IAG said that it had benefited from relatively subdued activity in the first-half. But a series of "significant" weather events – including ex-tropical cyclones Fehi and Gita in January and February, and the April storm in Auckland – pushed total peril-related losses for the second-half to A$83m.
That was more than four-times the first-half figure and took the full-year total to A$100m – against an allowance of A$79m. That was still down from A$182m a year earlier.
IAG noted that exceeding the claims allowance by A$21m had trimmed the insurance margins of the New Zealand business by 1.3 per cent.
Despite that, the division's insurance margin for the year climbed to 13.6 per cent, from 7.6 per cent a year earlier. The reported loss ratio also fell to 61.7 per cent from 69.2 per cent including an A$14m foreign exchange benefit from reinsurance recoveries connected with the 2011 Canterbury quakes.
IAG's consumer arm accounted for 58 per cent of the premiums the group wrote in New Zealand in the past year. Its GWP increased 8 per cent due to both rate increases and increased volumes. The AMI private motor portfolio led that growth. IAG said the business division achieved 10.2 per cent GWP growth in the past year, reflecting improving rates, particularly for property and vehicles.
As at June 30, IAG said more than 93 per cent of all claims from the 2016 Kaikoura quake had been settled, including more than 83 per cent of the commercial claims. At the same date, more than $6.7b of claims from the Canterbury quakes had been settled – more than 98 per cent by number.
New Zealand contributed 21 per cent of IAG's group GWP of A$11.65b – 1.8 per cent more than a year earlier.

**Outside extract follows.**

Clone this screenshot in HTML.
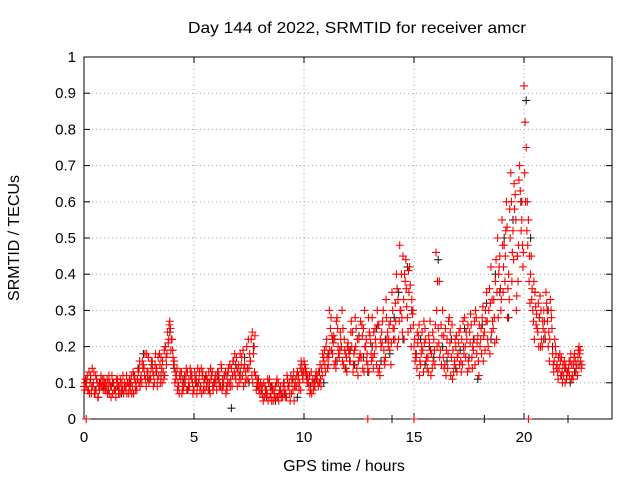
<!DOCTYPE html>
<html><head><meta charset="utf-8"><style>
body{margin:0;background:#fff}
svg{display:block;font-family:"Liberation Sans",sans-serif}
</style></head><body>
<svg id="chart" width="640" height="480">
<text x="357" y="33" font-size="16" textLength="338" lengthAdjust="spacingAndGlyphs" text-anchor="middle">Day 144 of 2022, SRMTID for receiver amcr</text>
<text x="344" y="471" font-size="16" text-anchor="middle">GPS time / hours</text>
<text transform="translate(19,238) rotate(-90)" font-size="16" text-anchor="middle">SRMTID / TECUs</text>
<g id="grid"></g>
<g id="axes"></g>
<g id="marks"></g>
</svg>
<script>
const xTicks=[0,5,10,15,20];
const yTicks=[0,0.1,0.2,0.3,0.4,0.5,0.6,0.7,0.8,0.9,1];
const yTickLabels=["0","0.1","0.2","0.3","0.4","0.5","0.6","0.7","0.8","0.9","1"];
const redStep=0.1;
const redAStart=0.0;
const redA=[.09,.10,.08,.12,.09,.07,.10,.08,.09,.11,
.08,.10,.09,.07,.08,.10,.09,.08,.07,.09,
.10,.08,.09,.11,.08,.10,.12,.15,.11,.13,
.12,.16,.10,.14,.12,.17,.13,.20,.24,.27,
.22,.16,.12,.09,.11,.08,.10,.13,.09,.11,
.08,.12,.10,.09,.13,.08,.11,.10,.12,.09,
.10,.13,.09,.11,.12,.08,.10,.14,.16,.11,
.13,.18,.12,.15,.20,.14,.22,.18,.12,.10,
.07,.09,.06,.08,.10,.07,.05,.09,.06,.08,
.07,.10,.06,.09,.12,.08,.11,.13,.10,.15,
.16,.13,.10,.08,.11,.09,.12,.10,.14,.17,
.20,.15,.25,.18,.22,.28,.17,.20,.15,.18,
.21,.16,.24,.19,.14,.22,.17,.25,.20,.15,
.23,.28,.18,.15,.26,.20,.30,.17,.24,.19,
.35,.25,.40,.22,.30,.45,.38,.28,.42,.33,
.20,.17,.23,.15,.19,.25,.14,.21,.18,.22,
.46,.25,.19,.30,.15,.22,.28,.17,.13,.20,
.18,.25,.15,.28,.22,.14,.26,.19,.30,.23,
.20,.28,.24,.35,.30,.42,.25,.38,.50,.45,
.55,.48,.60,.40,.68,.52,.62,.45,.70,.55,
.92,.75,.55,.40,.30,.35,.25,.28,.22,.30,
.35,.20,.33,.18,.22,.15,.14,.17,.12,.15,
.13,.16,.12,.18,.15,.20,.14];
const redBStart=0.05;
const redB=[.10,.12,.07,.09,.13,.08,.06,.10,.09,.08,
.11,.07,.09,.10,.06,.09,.11,.08,.10,.07,
.09,.12,.07,.10,.14,.09,.16,.12,.18,.10,
.14,.09,.18,.11,.15,.10,.19,.15,.22,.19,
.17,.13,.08,.12,.07,.10,.14,.09,.12,.07,
.11,.09,.13,.07,.10,.12,.08,.14,.09,.11,
.12,.09,.14,.10,.07,.13,.09,.12,.18,.14,
.10,.15,.09,.13,.11,.16,.24,.13,.09,.08,
.09,.05,.08,.11,.06,.09,.07,.10,.05,.07,
.09,.06,.11,.07,.10,.05,.09,.12,.08,.11,
.13,.10,.12,.07,.10,.13,.09,.11,.18,.15,
.17,.30,.19,.23,.14,.20,.24,.16,.19,.13,
.18,.27,.15,.20,.12,.18,.23,.30,.16,.13,
.18,.14,.22,.26,.12,.21,.16,.28,.22,.15,
.25,.32,.20,.48,.28,.22,.36,.41,.25,.30,
.16,.24,.12,.20,.27,.16,.13,.19,.24,.15,
.20,.38,.15,.23,.12,.18,.24,.11,.16,.13,
.24,.13,.20,.17,.26,.21,.14,.27,.18,.12,
.25,.16,.30,.22,.18,.33,.28,.22,.40,.30,
.35,.45,.28,.58,.38,.65,.30,.48,.60,.42,
.82,.60,.45,.33,.38,.26,.32,.20,.27,.24,
.30,.16,.28,.13,.18,.11,.16,.10,.14,.12,
.16,.11,.15,.13,.17,.19];
const redCStart=0.03;
const redC=[.08,.11,.13,.07,.10,.12,.06,.09,.11,.10,
.09,.12,.06,.10,.08,.11,.07,.10,.09,.12,
.07,.10,.13,.08,.11,.16,.10,.14,.09,.17,
.11,.13,.15,.09,.18,.14,.11,.17,.21,.25,
.19,.10,.14,.07,.13,.09,.12,.08,.14,.10,
.13,.07,.11,.14,.08,.12,.10,.07,.13,.10,
.08,.12,.15,.09,.13,.10,.15,.09,.13,.17,
.15,.11,.19,.10,.14,.18,.12,.20,.08,.11,
.10,.06,.09,.07,.11,.05,.08,.06,.10,.09,
.06,.08,.12,.10,.07,.13,.09,.10,.14,.12,
.15,.11,.09,.13,.08,.12,.10,.15,.12,.19,
.22,.17,.28,.21,.16,.25,.19,.30,.22,.17,
.19,.24,.13,.28,.22,.17,.26,.13,.22,.28,
.21,.17,.25,.30,.14,.24,.19,.33,.20,.27,
.30,.22,.36,.27,.40,.33,.44,.24,.37,.29,
.22,.14,.26,.18,.13,.22,.17,.27,.14,.19,
.30,.21,.26,.17,.25,.14,.21,.26,.15,.23,
.21,.16,.27,.20,.13,.24,.17,.22,.28,.16,
.22,.31,.19,.27,.36,.24,.33,.44,.28,.36,
.48,.38,.53,.33,.60,.44,.55,.38,.63,.48,
.68,.52,.38,.45,.27,.31,.24,.34,.20,.27,
.32,.24,.30,.15,.20,.13,.18,.13,.16,.11,
.14,.18,.11,.16,.12,.18,.15];
const redDStart=0.07;
const redD=[.11,.08,.10,.14,.07,.11,.09,.12,.08,.10,
.07,.10,.12,.08,.11,.07,.10,.12,.08,.10,
.11,.07,.12,.09,.13,.11,.14,.18,.13,.11,
.16,.12,.13,.17,.10,.16,.12,.18,.26,.22,
.15,.11,.10,.13,.09,.12,.08,.11,.13,.08,
.10,.14,.08,.12,.11,.09,.13,.11,.08,.12,
.13,.10,.08,.12,.09,.14,.11,.16,.12,.09,
.12,.17,.14,.11,.22,.16,.10,.23,.11,.09,
.08,.10,.07,.05,.09,.08,.06,.11,.07,.06,
.10,.07,.09,.05,.11,.09,.12,.08,.16,.13,
.14,.12,.07,.10,.09,.11,.13,.09,.16,.13,
.14,.19,.23,.15,.27,.18,.22,.25,.14,.20,
.16,.20,.18,.25,.16,.27,.14,.20,.18,.24,
.16,.24,.20,.13,.22,.27,.15,.22,.26,.21,
.22,.27,.33,.30,.24,.40,.31,.35,.20,.26,
.18,.21,.16,.24,.21,.17,.23,.12,.16,.26,
.38,.17,.23,.14,.19,.27,.12,.19,.22,.17,
.15,.22,.18,.24,.16,.29,.20,.15,.21,.26,
.18,.23,.27,.20,.32,.27,.21,.35,.42,.33,
.42,.52,.36,.50,.46,.58,.34,.66,.52,.46,
.60,.48,.32,.36,.22,.29,.20,.30,.25,.22,
.27,.22,.25,.16,.14,.17,.12,.15,.10,.13,
.12,.15,.17,.14,.19,.16];
const blackStart=0.1, blackStep=0.2;
const black=[.09,.11,.08,.10,.09,.08,.10,.09,.07,.09,
.10,.12,.14,.18,.11,.15,.13,.12,.20,.24,
.14,.09,.11,.08,.12,.10,.09,.11,.08,.10,
.11,.09,.12,.03,.15,.13,.17,.10,.20,.09,
.07,.06,.09,.05,.08,.07,.09,.11,.06,.13,
.12,.09,.11,.13,.10,.18,.22,.16,.20,.14,
.19,.15,.23,.17,.13,.20,.25,.16,.22,.18,
.28,.35,.22,.42,.30,.18,.22,.15,.20,.17,
.44,.20,.16,.22,.14,.19,.25,.17,.22,.11,
.26,.32,.22,.40,.35,.50,.28,.55,.45,.60,
.88,.50,.35,.28,.22,.30,.20,.15,.12,.14,
.10,.13,.15];
const zeroRedTimes=[0.1,12.9,15.0,20.2];
const zeroBlackTimes=[14.0,18.2,22.0];

const L=84,R=612,T=57,B=419,XMAX=24;
const xs=v=>L+(R-L)*v/XMAX;
const ys=v=>B-(B-T)*v;
const NS="http://www.w3.org/2000/svg";
function mk(tag,attrs,parent){const e=document.createElementNS(NS,tag);for(const k in attrs)e.setAttribute(k,attrs[k]);parent.appendChild(e);return e;}
const grid=document.getElementById('grid'),axes=document.getElementById('axes'),marks=document.getElementById('marks');
yTicks.forEach((v,i)=>{
  if(v>0&&v<1){const g=mk('line',{x1:L,x2:R,y1:ys(v),y2:ys(v),stroke:'#a0a0a0','stroke-dasharray':'1,3'},grid);
  
  }
  mk('line',{x1:L,x2:L+6,y1:ys(v),y2:ys(v),stroke:'#000'},axes);
  mk('line',{x1:R,x2:R-6,y1:ys(v),y2:ys(v),stroke:'#000'},axes);
  const t=mk('text',{x:L-8,y:ys(v)+5,'font-size':15,'text-anchor':'end'},axes);t.textContent=yTickLabels[i];
  
  
});
xTicks.forEach(v=>{
  if(v>0){const g=mk('line',{x1:xs(v),x2:xs(v),y1:T,y2:B,stroke:'#a0a0a0','stroke-dasharray':'1,3'},grid);
  
  }
  mk('line',{x1:xs(v),x2:xs(v),y1:B,y2:B-6,stroke:'#000'},axes);
  mk('line',{x1:xs(v),x2:xs(v),y1:T,y2:T+6,stroke:'#000'},axes);
  const t=mk('text',{x:xs(v),y:B+23,'font-size':15,'text-anchor':'middle'},axes);t.textContent=String(v);
  
  
});
const frame=mk('rect',{x:L,y:T,width:R-L,height:B-T,fill:'none',stroke:'#000'},axes);


function plus(t,v,color,name){
  const x=xs(t),y=ys(v);
  const p=mk('path',{d:`M${x-4},${y}H${x+4}M${x},${y-4}V${y+4}`,stroke:color,'stroke-width':1.1,fill:'none'},marks);
  
  
}
black.forEach((v,i)=>plus(blackStart+i*blackStep,v,'#202020','black-point'));
redD.forEach((v,i)=>plus(redDStart+i*redStep,v,'#ff0000','red-point'));
redC.forEach((v,i)=>plus(redCStart+i*redStep,v,'#ff0000','red-point'));
redB.forEach((v,i)=>plus(redBStart+i*redStep,v,'#ff0000','red-point'));
redA.forEach((v,i)=>plus(redAStart+i*redStep,v,'#ff0000','red-point'));
zeroRedTimes.forEach(t=>plus(t,0,'#ff0000','red-zero-point'));
zeroBlackTimes.forEach(t=>plus(t,0,'#202020','black-zero-point'));
</script>
</body></html>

Group net profit rose 1 per cent to A$947m – excluding A$24m of losses from businesses in Thailand, Vietnam and Indonesia IAG has agreed to sell. Higher taxes and reduced investment income meant profit was barely changed despite improved insurance profits and margins.
IAG shares fell 6 per cent to A$7.71 on the ASX early this afternoon.
The firm is expecting a profit of at least A$200m on the asset sales and today announced a plan to return about A$592m of surplus capital to investors. The plan, subject to shareholder approval in November, is expected to return about 25 Australian cents a share.
That is in addition to the 20 Australian cents final dividend the firm will pay on September 27.